Wednesday, November 2, 2016
Fanuc Room, Etcheverry Hall, 12:00-13:00
Dr. Mahdi Abkar (Mechanical Engineering, Stanford)
Abstract: Wind turbines extract kinetic energy from the ambient flow in the turbulent atmospheric boundary layer (ABL). A profound understanding of the mutual interactions between ABL and wind turbines will indeed shed light on the path to the optimized wind farms. Apart from parameters like wind turbine sittings relative to the incoming wind, the wind farm performance is entangled with ABL flow whose structures and dynamics change by the variation of land-surface fluxes, geostrophic forcing and topography.

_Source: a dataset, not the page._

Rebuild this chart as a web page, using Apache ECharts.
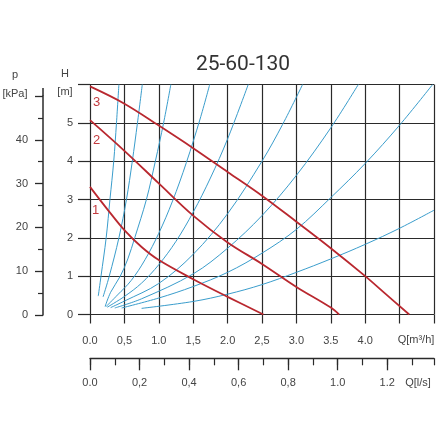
<!DOCTYPE html>
<html>
<head>
<meta charset="utf-8">
<script src="https://cdn.jsdelivr.net/npm/echarts@6/dist/echarts.min.js"></script>
<style>
html,body{margin:0;padding:0;background:#fff;}
#c{width:445px;height:445px;}
</style>
</head>
<body>
<div id="c"></div>
<script>
// ---- tick labels ----
const qLabels = ['0.0','0,5','1.0','1,5','2.0','2,5','3.0','3.5','4.0','',''];
const hLabels = ['0','1','2','3','4','5',''];
const lsLabels = ['0.0','0,2','0,4','0,6','0,8','1.0','1.2'];
const pLabels = ['0','10','20','30','40','50'];

// ---- pump curves (Q m3/h, H m) ----
const pump1 = [[0,3.33],[0.25,2.75],[0.5,2.2],[0.75,1.76],[1.0,1.42],[1.5,0.92],[2.0,0.46],[2.52,0]];
const pump2 = [[0,5.07],[0.5,4.27],[1.0,3.42],[1.5,2.58],[2.0,1.88],[2.5,1.32],[3.0,0.72],[3.5,0.18],[3.62,0]];
const pump3 = [[0,5.95],[0.5,5.5],[1.0,4.93],[1.5,4.34],[2.0,3.72],[2.5,3.1],[3.0,2.42],[3.5,1.73],[4.0,1.0],[4.3,0.53],[4.64,0]];

// ---- system curves ----
const sys1 = [[0.12,0.48],[0.16,1],[0.235,2],[0.29,3],[0.345,4],[0.385,5],[0.42,6]];
const sys2 = [[0.19,0.46],[0.28,1],[0.42,2],[0.53,3],[0.615,4],[0.69,5],[0.76,6]];
const sys3 = [[0.22,0.21],[0.3,0.58],[0.44,1.0],[0.55,1.45],[0.65,2.0],[0.82,3.0],[0.95,4.0],[1.07,5.0],[1.175,6.0]];
const sys4 = [[0.23,0.2],[0.4,0.51],[0.6,0.89],[0.8,1.43],[1.0,2.12],[1.2,2.96],[1.4,3.96],[1.6,5.1],[1.74,6.0]];
const sys5 = [[0.25,0.19],[0.5,0.47],[0.75,0.82],[1.0,1.3],[1.25,1.91],[1.5,2.67],[1.75,3.56],[2.0,4.58],[2.3,6.0]];
const sys6 = [[0.3,0.18],[0.5,0.35],[1.0,0.81],[1.5,1.57],[2.0,2.63],[2.5,4.0],[2.8,4.96],[3.09,6.0]];
const sys7 = [[0.36,0.17],[0.75,0.41],[1.5,1.06],[2.0,1.73],[2.5,2.58],[3.0,3.63],[3.5,4.87],[3.9,6.0]];
const sys8 = [[0.46,0.17],[1.0,0.43],[1.5,0.73],[2.0,1.1],[2.5,1.6],[3.0,2.22],[3.5,3.05],[4.0,3.94],[4.5,4.94],[4.98,6.0]];
const sys9 = [[0.75,0.16],[1.5,0.34],[2.0,0.53],[2.5,0.78],[3.0,1.1],[3.5,1.45],[4.0,1.83],[4.5,2.25],[5.0,2.72]];

const systemCurves = [sys1,sys2,sys3,sys4,sys5,sys6,sys7,sys8,sys9];
const pumpCurves = [pump1,pump2,pump3];

const GRID = '#2a2a2a';
const TXT = '#444';
const BLUE = '#3a9dcc';
const RED = '#b9282f';
const FONT = 'Liberation Sans';

const chart = echarts.init(document.getElementById('c'), null, {renderer:'canvas'});

const series = [];
systemCurves.forEach(d => series.push({
  type:'line', xAxisIndex:0, yAxisIndex:0, data:d, smooth:0.35, symbol:'none',
  lineStyle:{color:BLUE, width:1}, silent:true, z:3
}));
pumpCurves.forEach(d => series.push({
  type:'line', xAxisIndex:0, yAxisIndex:0, data:d, smooth:0.35, symbol:'none',
  lineStyle:{color:RED, width:1.8}, silent:true, z:4
}));

const option = {
  animation:false,
  backgroundColor:'#fff',
  grid:[
    {left:90, top:84.5, width:344, height:230},
    {left:90, top:300, width:344, height:58.3},
    {left:43, top:96, width:1, height:219},
    {left:90, top:300, width:344, height:58.3}
  ],
  xAxis:[
    {gridIndex:0, type:'value', position:'bottom', min:0, max:5, interval:0.5,
     axisLine:{show:false},
     axisTick:{show:true, length:9, inside:false, lineStyle:{color:GRID, width:1.2}},
     splitLine:{show:true, lineStyle:{color:GRID, width:1.2}},
     axisLabel:{margin:21, color:TXT, fontSize:11, fontFamily:FONT,
       formatter:v => qLabels[Math.round(v/0.5)] || ''}},
    {gridIndex:1, type:'value', position:'bottom', min:0, max:5/3.6, interval:0.2,
     axisLine:{show:true, lineStyle:{color:GRID, width:1.3}},
     axisTick:{show:true, length:12, inside:false, lineStyle:{color:GRID, width:1.3}},
     splitLine:{show:false},
     axisLabel:{margin:19, color:TXT, fontSize:11, fontFamily:FONT, showMaxLabel:false,
       formatter:v => { const i = Math.round(v/0.2); return Math.abs(v - i*0.2) < 1e-6 ? (lsLabels[i] || '') : ''; }}},
    {gridIndex:3, type:'value', position:'bottom', min:0, max:5/3.6, interval:0.1,
     axisLine:{show:false},
     axisTick:{show:true, length:7, inside:false, lineStyle:{color:GRID, width:1.2}},
     splitLine:{show:false},
     axisLabel:{show:false}},
    {gridIndex:2, type:'value', min:0, max:1, show:false}
  ],
  yAxis:[
    {gridIndex:0, type:'value', min:0, max:6, interval:1,
     axisLine:{show:false},
     axisTick:{show:true, length:12, inside:false, lineStyle:{color:GRID, width:1.2}},
     splitLine:{show:true, lineStyle:{color:GRID, width:1.2}},
     axisLabel:{margin:17, color:TXT, fontSize:11, fontFamily:FONT,
       formatter:v => hLabels[Math.round(v)] || ''}},
    {gridIndex:1, type:'value', min:0, max:1, show:false},
    {gridIndex:2, type:'value', min:0, max:50, interval:10, position:'left',
     axisLine:{show:true, lineStyle:{color:GRID, width:1.5}},
     axisTick:{show:true, length:8, inside:false, lineStyle:{color:GRID, width:1.3}},
     minorTick:{show:true, splitNumber:2, length:5, lineStyle:{color:GRID, width:1.2}},
     splitLine:{show:false},
     axisLabel:{margin:15, color:TXT, fontSize:11, fontFamily:FONT,
       formatter:v => (v < 50 ? (pLabels[Math.round(v/10)] || '') : '')}},
    {gridIndex:3, type:'value', min:0, max:1, show:false}
  ],
  series: series,
  graphic:[
    {type:'text', x:243, y:64.5, style:{text:'25-60-130', font:'21px Roboto', fill:'#333', align:'center', verticalAlign:'middle'}},
    {type:'line', shape:{x1:43, y1:96, x2:43, y2:88}, style:{stroke:GRID, lineWidth:1.5}},
    {type:'text', x:15, y:75, style:{text:'p', font:'11px "Liberation Sans"', fill:TXT, align:'center', verticalAlign:'middle'}},
    {type:'text', x:15, y:94, style:{text:'[kPa]', font:'11px "Liberation Sans"', fill:TXT, align:'center', verticalAlign:'middle'}},
    {type:'text', x:65, y:74, style:{text:'H', font:'11px "Liberation Sans"', fill:TXT, align:'center', verticalAlign:'middle'}},
    {type:'text', x:65, y:92, style:{text:'[m]', font:'11px "Liberation Sans"', fill:TXT, align:'center', verticalAlign:'middle'}},
    {type:'text', x:416, y:340, style:{text:'Q[m³/h]', font:'11px "Liberation Sans"', fill:TXT, align:'center', verticalAlign:'middle'}},
    {type:'text', x:418, y:383, style:{text:'Q[l/s]', font:'11px "Liberation Sans"', fill:TXT, align:'center', verticalAlign:'middle'}},
    {type:'text', x:96.5, y:102, style:{text:'3', font:'13px "Liberation Sans"', fill:'#c23a3e', align:'center', verticalAlign:'middle'}},
    {type:'text', x:96.5, y:140, style:{text:'2', font:'13px "Liberation Sans"', fill:'#c23a3e', align:'center', verticalAlign:'middle'}},
    {type:'text', x:95.5, y:210, style:{text:'1', font:'13px "Liberation Sans"', fill:'#c23a3e', align:'center', verticalAlign:'middle'}}
  ]
};
chart.setOption(option);
</script>
</body>
</html>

Wind farms have also been reported to change land-surface fluxes (e.g. momentum, heat, moisture, pollution, etc.) which in turn can impact the local weather and climate. All in all, this indicates a complex coupling between ABL
and wind farms. An accurate and detailed prediction of ABL flow passing through a wind farm can provide insight into the dynamics of wind-farm-atmosphere interactions. Numerical simulation is a powerful and cost efficient approach that can provide invaluable information a) to maximize wind energy production; b) to minimize the fatigue load and noise inside a wind farm; and c) to quantify the magnitude and the spatial extent of a wind farm impact.
The specific objectives of my research include: a) improving our understanding about the effect of thermally stratified ABL flows on the evolution of wind turbine wakes as well as the performance of wind turbines in wind farms, and b) proposing new models to parameterize the effect of wind farms in large-scale atmospheric models (e.g., weather models).
Bio: Mahdi Abkar is currently a postdoctoral scholar at the Center for Turbulence Research (CTR) at Stanford University. He received his Ph.D. in Mechanical Engineering from École Polytechnique Fédérale de Lausanne (EPFL), Switzerland, in 2014. His research interests lie on Computational fluid dynamics, Atmospheric sciences and turbulence, and Wind energy.